In 2355305 Ontario Inc. v. Savannah Wells Holdings Inc. (Ont CA, 2025) the Ontario Court of Appeal dismissed a franchisor's appeal, here from a successful "franchisee’s action brought under the Arthur Wishart Act (Franchise Disclosure), 2000, S.O. 2000, c.3 (the “Act”) for damages".
Here the court considers disclosure provisions, and exemptions thereto, of the Arthur Wishart Act (Franchise Disclosure), 2000:[4] The Act is designed to redress the imbalance of power between franchisor and franchisee, and to provide a remedy for abuses stemming from this imbalance. Disclosure is required under the Act to provide prospective (and often inexperienced) franchisees with sufficient information to make informed decisions: 2189205 Ontario Inc. v. Springdale Pizza Depot Ltd., 2011 ONCA 467, 336 D.L.R. (4th) 234, at paras. 23-24, leave to appeal refused [2014] S.C.C.A. No. 35648. Pursuant to s. 5(1), a franchisor must provide a disclosure document before “the signing by the prospective franchisee of the franchise agreement or any other agreement relating to the franchise” other than certain specific agreements described in s. 5(1.1).
[5] The Act provides for exemptions to a franchisor’s disclosure obligation.
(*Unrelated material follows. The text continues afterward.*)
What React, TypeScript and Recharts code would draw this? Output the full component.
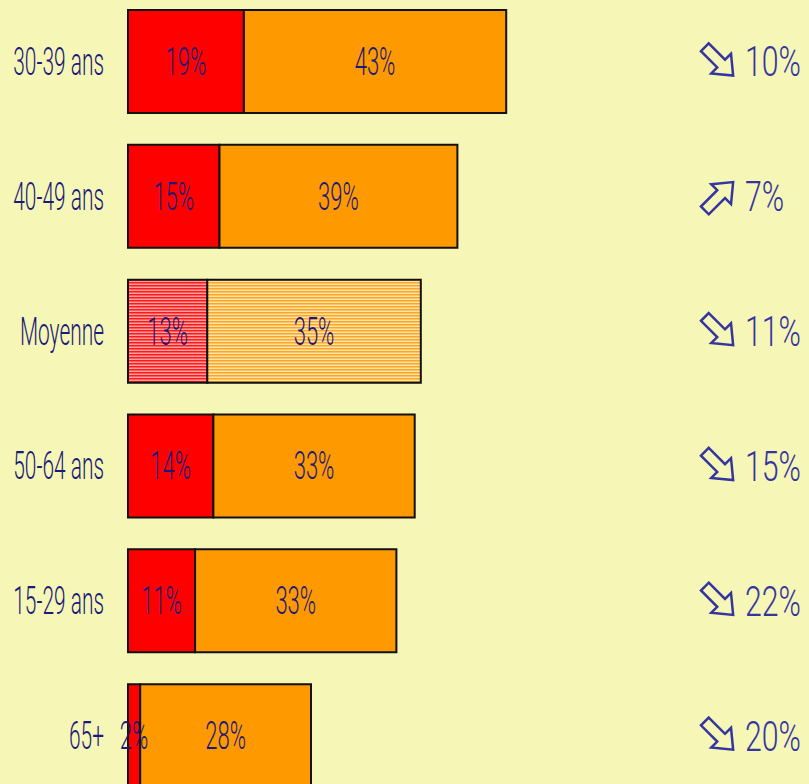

In this case, the appellants sought to rely on s. 5(7)(a), which applies to a resale of a franchise if the grant of the franchise is not effected by or through the franchisor. This and other exceptions provided under s. 5(7) are to be narrowly construed: Springdale Pizza, at para. 32. Accordingly, in general, where a franchisor requires a new franchise agreement to be signed, they can no longer rely on the s. 5(7)(a) exemption: 2256306 Ontario Inc. v. Dakin News Systems Inc., 2016 ONCA 74, at para. 8. If, on the other hand, the franchisor merely passively consented to the transfer of the franchise, the exemption can apply: Springdale Pizza, at paras. 31-33; see also s. 5(8)(a) of the Act.
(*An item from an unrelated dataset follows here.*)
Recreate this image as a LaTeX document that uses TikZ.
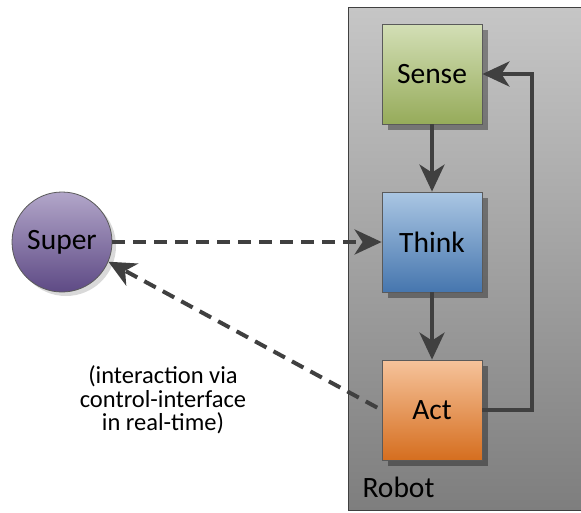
\documentclass[tikz,border=0pt]{standalone}
\usepackage{fontspec}
\setmainfont{Carlito}
\usetikzlibrary{arrows.meta,shadows}
\definecolor{lineC}{HTML}{404040}
\definecolor{edgeC}{HTML}{5A5A5A}
\definecolor{senseT}{HTML}{D3DFB6}
\definecolor{senseB}{HTML}{96AB5A}
\definecolor{thinkT}{HTML}{AAC6E3}
\definecolor{thinkB}{HTML}{4676AE}
\definecolor{actT}{HTML}{F6C39B}
\definecolor{actB}{HTML}{D56E1F}
\definecolor{superT}{HTML}{B2A6C9}
\definecolor{superB}{HTML}{5E4A85}
\definecolor{robotT}{HTML}{C6C6C6}
\definecolor{robotB}{HTML}{7E7E7E}
\begin{document}
\begin{tikzpicture}[x=1pt,y=-1pt,
  box/.style={draw=edgeC, line width=0.8pt, minimum width=100pt, minimum height=100pt,
    inner sep=0pt, font=\fontsize{29.5}{34}\selectfont,
    drop shadow={shadow xshift=6pt, shadow yshift=-6pt, opacity=0.35, fill=black}},
  conn/.style={draw=lineC, line width=4pt, -{Stealth[length=27pt,width=25pt,inset=8pt]}},
  dashconn/.style={conn, dash pattern=on 13pt off 8pt}
]
\useasboundingbox (0,0) rectangle (581,512);
\clip (0,0) rectangle (581,512);
\node[draw=lineC, line width=0.8pt, top color=robotT, bottom color=robotB,
  minimum width=260pt, minimum height=503pt, inner sep=0pt] (robot) at (478,258.5) {};
\node[anchor=west, font=\fontsize{29.5}{34}\selectfont] (robotlbl) at (359,487) {Robot};
\node[box, top color=senseT, bottom color=senseB] (sense) at (432,74) {Sense};
\node[box, top color=thinkT, bottom color=thinkB] (think) at (432,242) {Think};
\node[box, top color=actT, bottom color=actB] (act) at (432,410) {Act};
\node[circle, draw=edgeC, line width=0.8pt, minimum size=100pt, inner sep=0pt,
  top color=superT, bottom color=superB, font=\fontsize{29.5}{34}\selectfont,
  drop shadow={shadow xshift=4pt, shadow yshift=-4pt, opacity=0.15, fill=black}] (super) at (62,242) {Super};
\node[align=center, font=\fontsize{24.5}{23.5}\selectfont] (cap) at (163,400)
  {(interaction via\\control-interface\\in real-time)};
\draw[conn] (sense) -- (think);
\draw[conn] (think) -- (act);
\draw[conn] (act.east) -- ++(50,0) |- (sense.east);
\draw[dashconn] (super) -- (think);
\draw[dashconn, shorten <=5pt] (act.west) -- (super.-23);
\end{tikzpicture}
\end{document}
[6] A party relying on this exemption from disclosure must satisfy the four criteria set out at s. 5(7)(a): “(i) the franchisee is not the franchisor, an associate of the franchisor or a director, officer or employee of the franchisor or of the franchisor’s associate, (ii) the grant of the franchise is for the franchisee’s own account, (iii) in the case of a master franchise, the entire franchise is granted, and (iv) the grant of the franchise is not effected by or through the franchisor” (emphasis added).
[7] Pursuant to s. 12 of the Act, at trial, the onus was on the Franchisor to prove that the exemption applied.